Your instructions
Copy out each line of the material in which the word "full" appears.

----- Entries shown -----

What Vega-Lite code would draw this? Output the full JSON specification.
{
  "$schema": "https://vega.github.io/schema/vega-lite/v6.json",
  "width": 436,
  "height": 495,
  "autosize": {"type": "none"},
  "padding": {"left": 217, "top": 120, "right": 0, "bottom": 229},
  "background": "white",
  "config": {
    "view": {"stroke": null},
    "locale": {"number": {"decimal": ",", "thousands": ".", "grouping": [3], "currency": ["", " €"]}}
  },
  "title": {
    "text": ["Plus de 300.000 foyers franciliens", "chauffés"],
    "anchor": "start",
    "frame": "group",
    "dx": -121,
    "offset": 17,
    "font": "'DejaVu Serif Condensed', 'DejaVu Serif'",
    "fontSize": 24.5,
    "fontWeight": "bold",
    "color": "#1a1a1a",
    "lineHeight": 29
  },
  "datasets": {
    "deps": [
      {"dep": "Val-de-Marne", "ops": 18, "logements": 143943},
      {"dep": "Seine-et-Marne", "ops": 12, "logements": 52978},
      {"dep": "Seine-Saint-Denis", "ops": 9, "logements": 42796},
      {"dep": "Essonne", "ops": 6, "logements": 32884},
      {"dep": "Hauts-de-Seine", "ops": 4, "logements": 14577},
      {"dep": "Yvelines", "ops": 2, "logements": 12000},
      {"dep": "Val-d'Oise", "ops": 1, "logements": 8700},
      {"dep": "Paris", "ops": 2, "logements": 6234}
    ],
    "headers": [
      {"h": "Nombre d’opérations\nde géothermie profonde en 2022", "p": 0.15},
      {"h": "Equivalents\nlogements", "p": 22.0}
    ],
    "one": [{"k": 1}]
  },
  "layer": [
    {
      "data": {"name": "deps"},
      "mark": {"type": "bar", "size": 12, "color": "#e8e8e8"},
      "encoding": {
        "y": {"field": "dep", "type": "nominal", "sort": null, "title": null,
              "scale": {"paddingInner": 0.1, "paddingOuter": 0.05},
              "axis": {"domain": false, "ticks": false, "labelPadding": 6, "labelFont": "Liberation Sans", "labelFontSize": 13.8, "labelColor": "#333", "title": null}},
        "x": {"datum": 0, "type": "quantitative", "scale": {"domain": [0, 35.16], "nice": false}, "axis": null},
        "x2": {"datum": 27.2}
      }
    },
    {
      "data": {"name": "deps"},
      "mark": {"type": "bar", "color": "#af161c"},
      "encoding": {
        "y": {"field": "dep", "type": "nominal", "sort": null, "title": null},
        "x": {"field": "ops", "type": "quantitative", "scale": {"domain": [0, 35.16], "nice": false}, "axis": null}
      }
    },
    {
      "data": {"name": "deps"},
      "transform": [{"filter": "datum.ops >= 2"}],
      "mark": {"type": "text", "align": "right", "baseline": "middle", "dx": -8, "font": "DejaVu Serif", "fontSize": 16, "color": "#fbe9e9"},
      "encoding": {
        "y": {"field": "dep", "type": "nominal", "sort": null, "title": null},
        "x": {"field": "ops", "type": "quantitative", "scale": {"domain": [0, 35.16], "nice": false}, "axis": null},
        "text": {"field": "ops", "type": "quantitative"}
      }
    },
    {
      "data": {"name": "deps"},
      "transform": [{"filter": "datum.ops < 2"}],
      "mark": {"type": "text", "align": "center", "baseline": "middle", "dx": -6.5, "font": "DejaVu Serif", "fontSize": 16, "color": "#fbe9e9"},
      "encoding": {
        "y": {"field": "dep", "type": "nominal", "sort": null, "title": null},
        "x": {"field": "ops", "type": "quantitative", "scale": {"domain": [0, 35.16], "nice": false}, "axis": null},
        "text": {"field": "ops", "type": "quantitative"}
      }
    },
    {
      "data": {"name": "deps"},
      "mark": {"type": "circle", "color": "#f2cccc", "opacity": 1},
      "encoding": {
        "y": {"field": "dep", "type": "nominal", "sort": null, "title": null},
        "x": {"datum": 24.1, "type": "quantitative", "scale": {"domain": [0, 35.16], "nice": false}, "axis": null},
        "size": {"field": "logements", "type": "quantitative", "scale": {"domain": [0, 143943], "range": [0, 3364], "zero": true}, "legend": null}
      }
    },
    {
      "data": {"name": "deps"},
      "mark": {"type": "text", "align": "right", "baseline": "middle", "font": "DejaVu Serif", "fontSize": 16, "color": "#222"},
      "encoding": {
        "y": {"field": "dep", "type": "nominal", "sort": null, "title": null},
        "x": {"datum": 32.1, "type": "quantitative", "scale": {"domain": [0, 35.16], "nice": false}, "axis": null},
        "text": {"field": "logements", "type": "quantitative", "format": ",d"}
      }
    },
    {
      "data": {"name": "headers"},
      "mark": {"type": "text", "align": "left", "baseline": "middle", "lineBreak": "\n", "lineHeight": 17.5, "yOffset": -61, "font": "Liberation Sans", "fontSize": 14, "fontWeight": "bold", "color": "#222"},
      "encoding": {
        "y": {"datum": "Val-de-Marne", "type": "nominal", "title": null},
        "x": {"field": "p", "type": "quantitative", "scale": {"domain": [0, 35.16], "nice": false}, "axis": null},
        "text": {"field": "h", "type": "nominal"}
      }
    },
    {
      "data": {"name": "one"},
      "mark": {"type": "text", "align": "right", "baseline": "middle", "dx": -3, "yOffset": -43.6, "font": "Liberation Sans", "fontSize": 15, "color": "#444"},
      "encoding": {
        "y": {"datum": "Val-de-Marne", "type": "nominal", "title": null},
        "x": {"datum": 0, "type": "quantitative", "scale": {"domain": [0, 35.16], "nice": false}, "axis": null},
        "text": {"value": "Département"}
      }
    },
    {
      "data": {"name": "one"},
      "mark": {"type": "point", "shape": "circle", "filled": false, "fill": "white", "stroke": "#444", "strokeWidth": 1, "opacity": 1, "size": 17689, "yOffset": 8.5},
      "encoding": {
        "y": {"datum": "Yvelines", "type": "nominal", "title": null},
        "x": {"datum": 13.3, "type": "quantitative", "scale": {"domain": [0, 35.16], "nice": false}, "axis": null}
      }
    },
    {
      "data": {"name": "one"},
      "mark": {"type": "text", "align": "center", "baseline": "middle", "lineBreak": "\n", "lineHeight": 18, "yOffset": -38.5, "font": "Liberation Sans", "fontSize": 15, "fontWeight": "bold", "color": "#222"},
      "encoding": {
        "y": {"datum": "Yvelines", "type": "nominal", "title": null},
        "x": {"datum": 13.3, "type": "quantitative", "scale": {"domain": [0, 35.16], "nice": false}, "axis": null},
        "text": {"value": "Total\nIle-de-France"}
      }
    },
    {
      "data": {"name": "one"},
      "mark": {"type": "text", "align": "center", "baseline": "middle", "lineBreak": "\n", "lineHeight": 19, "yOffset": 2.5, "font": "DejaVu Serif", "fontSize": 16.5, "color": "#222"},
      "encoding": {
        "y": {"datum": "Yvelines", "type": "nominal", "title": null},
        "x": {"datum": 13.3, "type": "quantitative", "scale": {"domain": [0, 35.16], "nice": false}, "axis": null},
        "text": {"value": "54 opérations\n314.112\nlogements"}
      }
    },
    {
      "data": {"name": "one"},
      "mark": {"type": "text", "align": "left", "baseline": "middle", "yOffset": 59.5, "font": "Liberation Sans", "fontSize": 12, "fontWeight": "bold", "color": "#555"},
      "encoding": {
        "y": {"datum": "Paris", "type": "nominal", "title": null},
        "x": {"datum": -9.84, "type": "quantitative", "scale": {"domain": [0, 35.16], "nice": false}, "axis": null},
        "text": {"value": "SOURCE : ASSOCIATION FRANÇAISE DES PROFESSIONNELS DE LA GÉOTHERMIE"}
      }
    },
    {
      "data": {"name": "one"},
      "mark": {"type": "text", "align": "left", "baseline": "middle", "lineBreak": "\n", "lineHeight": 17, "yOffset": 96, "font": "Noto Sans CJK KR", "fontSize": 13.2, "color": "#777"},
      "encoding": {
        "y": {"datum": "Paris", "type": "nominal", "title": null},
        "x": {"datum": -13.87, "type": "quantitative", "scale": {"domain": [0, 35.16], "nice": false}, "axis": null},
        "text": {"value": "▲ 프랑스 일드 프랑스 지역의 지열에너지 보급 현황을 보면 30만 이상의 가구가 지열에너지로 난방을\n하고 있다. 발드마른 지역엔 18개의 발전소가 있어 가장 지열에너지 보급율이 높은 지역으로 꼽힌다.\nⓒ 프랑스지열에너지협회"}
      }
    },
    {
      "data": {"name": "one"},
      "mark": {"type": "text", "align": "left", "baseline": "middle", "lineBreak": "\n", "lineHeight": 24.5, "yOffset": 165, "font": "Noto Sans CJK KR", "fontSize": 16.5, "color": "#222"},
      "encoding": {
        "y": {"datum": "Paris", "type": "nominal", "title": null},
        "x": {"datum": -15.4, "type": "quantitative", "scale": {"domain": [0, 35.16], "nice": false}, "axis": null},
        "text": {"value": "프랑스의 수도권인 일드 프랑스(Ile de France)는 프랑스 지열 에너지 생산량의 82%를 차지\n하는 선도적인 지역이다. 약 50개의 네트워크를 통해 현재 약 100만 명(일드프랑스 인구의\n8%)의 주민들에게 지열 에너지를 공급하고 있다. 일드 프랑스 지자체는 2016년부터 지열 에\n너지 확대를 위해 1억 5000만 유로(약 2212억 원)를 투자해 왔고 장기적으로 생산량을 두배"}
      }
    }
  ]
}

-----
----- Entries shown -----

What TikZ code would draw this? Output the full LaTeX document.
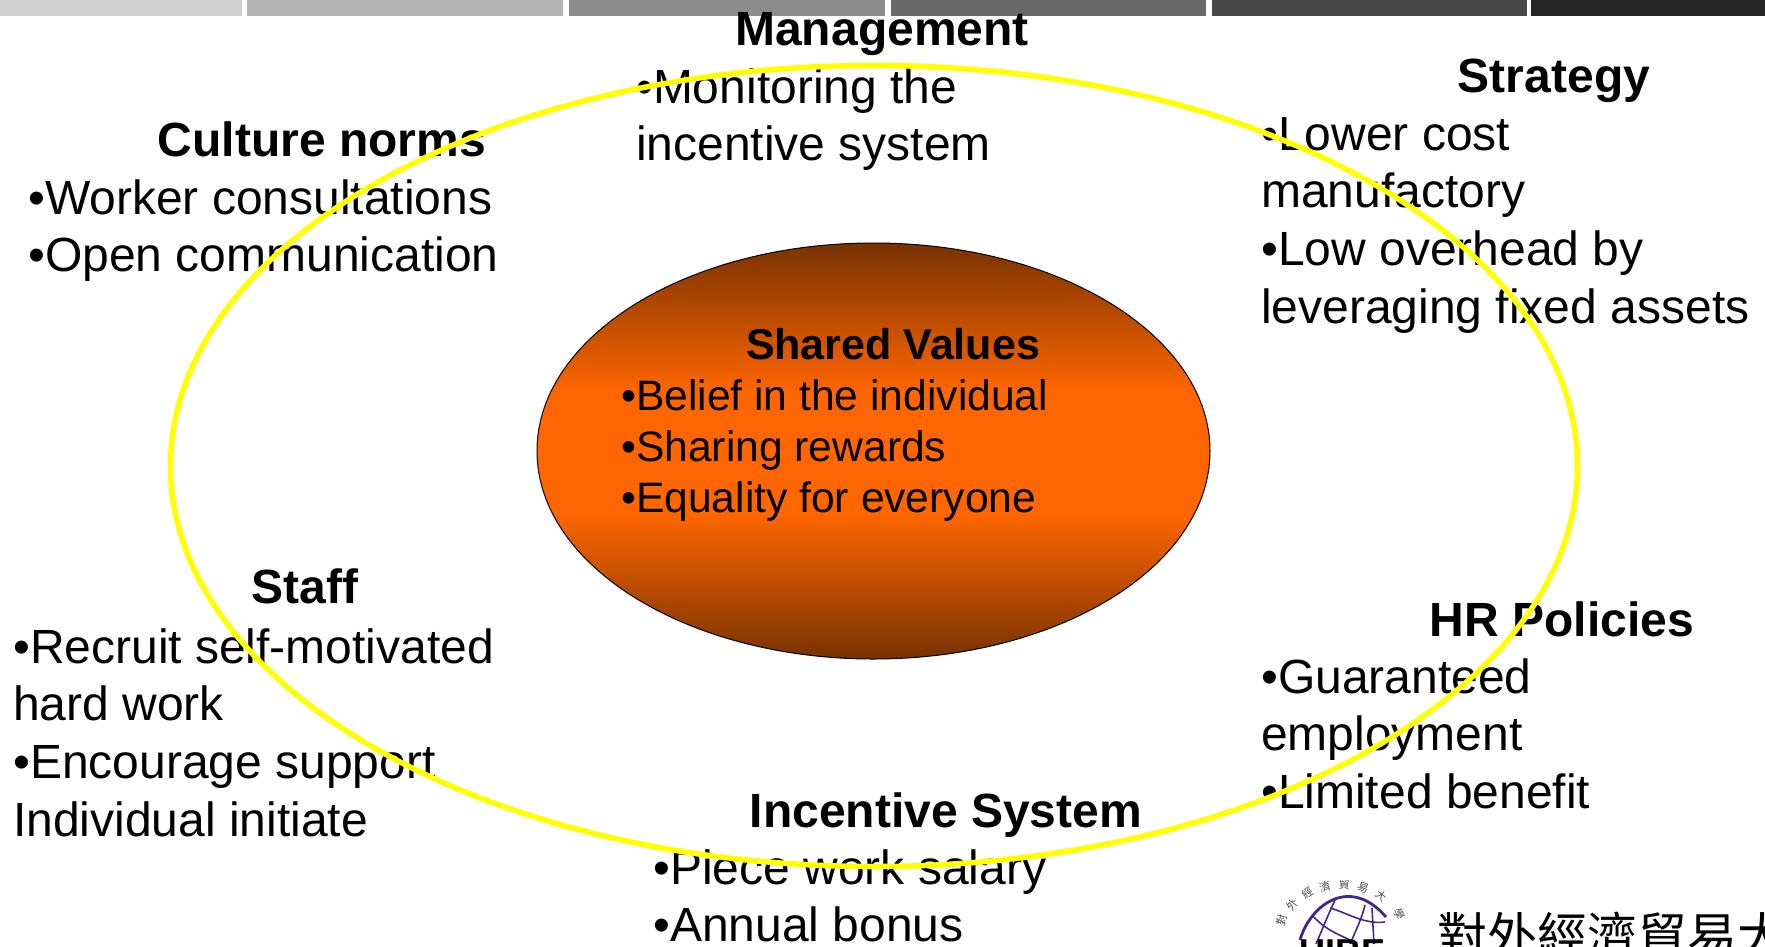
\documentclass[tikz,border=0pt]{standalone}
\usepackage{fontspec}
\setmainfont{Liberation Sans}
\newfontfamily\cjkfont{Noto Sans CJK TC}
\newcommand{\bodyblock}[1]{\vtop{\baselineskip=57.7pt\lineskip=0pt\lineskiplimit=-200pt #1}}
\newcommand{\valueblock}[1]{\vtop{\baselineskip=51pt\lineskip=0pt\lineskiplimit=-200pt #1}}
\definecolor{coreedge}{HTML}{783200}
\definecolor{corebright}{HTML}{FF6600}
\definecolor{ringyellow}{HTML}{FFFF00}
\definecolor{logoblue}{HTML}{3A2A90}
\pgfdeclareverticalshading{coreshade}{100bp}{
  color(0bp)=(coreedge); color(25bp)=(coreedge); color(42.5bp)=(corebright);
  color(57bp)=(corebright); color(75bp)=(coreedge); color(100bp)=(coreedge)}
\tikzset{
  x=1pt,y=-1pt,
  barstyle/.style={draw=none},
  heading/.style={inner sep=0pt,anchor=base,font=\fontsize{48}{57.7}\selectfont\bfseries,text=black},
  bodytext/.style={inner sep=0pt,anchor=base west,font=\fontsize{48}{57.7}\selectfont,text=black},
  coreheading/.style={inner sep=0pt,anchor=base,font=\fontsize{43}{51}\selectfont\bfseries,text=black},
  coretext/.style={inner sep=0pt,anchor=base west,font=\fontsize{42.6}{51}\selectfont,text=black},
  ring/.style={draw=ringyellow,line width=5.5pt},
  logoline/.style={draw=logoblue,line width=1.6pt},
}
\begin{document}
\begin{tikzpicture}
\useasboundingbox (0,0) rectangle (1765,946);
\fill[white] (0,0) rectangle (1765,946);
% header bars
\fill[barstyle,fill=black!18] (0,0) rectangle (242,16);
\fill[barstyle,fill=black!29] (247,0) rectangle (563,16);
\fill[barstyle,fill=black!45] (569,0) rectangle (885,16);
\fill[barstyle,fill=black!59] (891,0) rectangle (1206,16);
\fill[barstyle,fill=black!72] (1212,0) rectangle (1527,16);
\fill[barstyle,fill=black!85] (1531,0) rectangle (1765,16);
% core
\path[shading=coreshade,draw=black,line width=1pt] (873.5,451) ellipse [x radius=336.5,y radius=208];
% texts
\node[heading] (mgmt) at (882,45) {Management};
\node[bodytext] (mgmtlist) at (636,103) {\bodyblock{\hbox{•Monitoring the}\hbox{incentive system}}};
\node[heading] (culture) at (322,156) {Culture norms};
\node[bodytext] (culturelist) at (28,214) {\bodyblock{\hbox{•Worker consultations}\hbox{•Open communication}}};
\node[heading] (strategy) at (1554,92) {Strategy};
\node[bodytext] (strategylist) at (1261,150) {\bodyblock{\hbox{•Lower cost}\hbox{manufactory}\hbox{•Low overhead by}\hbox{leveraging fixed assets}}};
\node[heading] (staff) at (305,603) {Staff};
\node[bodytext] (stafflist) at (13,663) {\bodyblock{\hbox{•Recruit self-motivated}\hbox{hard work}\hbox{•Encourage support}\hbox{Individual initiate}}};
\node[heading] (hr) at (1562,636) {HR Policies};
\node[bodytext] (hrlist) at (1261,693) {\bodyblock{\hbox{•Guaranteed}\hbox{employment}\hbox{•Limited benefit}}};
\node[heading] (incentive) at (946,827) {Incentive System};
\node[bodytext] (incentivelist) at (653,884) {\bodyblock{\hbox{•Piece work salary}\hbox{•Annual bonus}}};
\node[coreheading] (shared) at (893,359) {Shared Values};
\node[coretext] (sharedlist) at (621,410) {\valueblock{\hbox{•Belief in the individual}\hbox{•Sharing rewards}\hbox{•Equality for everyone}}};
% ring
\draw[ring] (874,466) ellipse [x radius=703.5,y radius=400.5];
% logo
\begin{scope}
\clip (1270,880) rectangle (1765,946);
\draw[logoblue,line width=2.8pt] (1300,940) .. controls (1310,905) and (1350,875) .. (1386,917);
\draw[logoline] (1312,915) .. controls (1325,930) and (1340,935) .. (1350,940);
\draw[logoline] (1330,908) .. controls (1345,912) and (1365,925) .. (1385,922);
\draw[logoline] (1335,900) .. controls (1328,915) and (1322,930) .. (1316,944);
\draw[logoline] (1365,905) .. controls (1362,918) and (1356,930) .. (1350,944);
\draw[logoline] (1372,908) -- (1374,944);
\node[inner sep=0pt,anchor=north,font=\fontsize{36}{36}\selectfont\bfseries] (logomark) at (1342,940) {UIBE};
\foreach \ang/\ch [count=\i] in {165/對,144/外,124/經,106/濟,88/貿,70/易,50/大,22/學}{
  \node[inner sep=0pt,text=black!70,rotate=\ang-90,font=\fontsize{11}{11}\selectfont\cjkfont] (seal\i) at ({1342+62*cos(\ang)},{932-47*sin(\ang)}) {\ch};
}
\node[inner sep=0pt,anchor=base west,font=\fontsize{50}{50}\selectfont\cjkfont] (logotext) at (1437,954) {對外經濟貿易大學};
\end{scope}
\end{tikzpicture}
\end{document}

-----
----- Entries shown -----

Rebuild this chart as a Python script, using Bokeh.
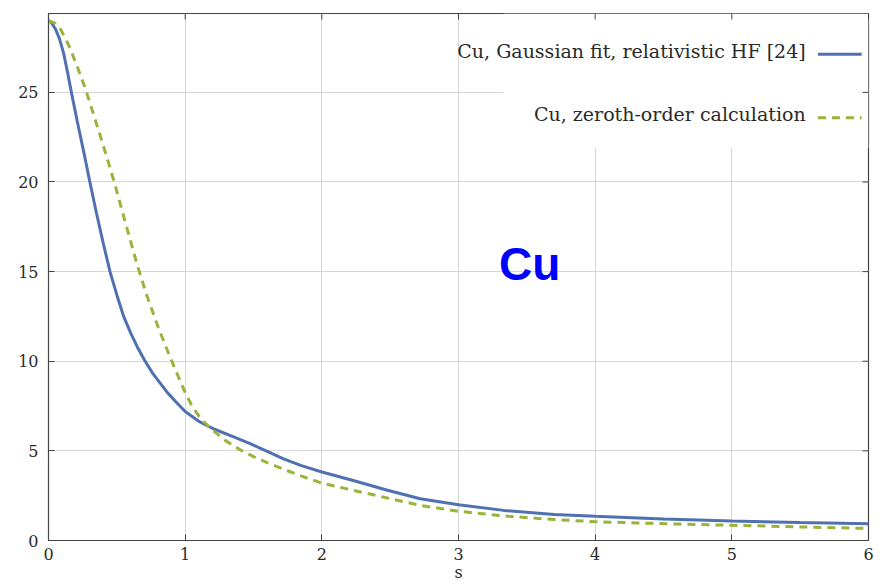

-----

Reply to the exercise
What Vega-Lite code would draw this? Output the full JSON specification.
What TikZ code would draw this? Output the full LaTeX document.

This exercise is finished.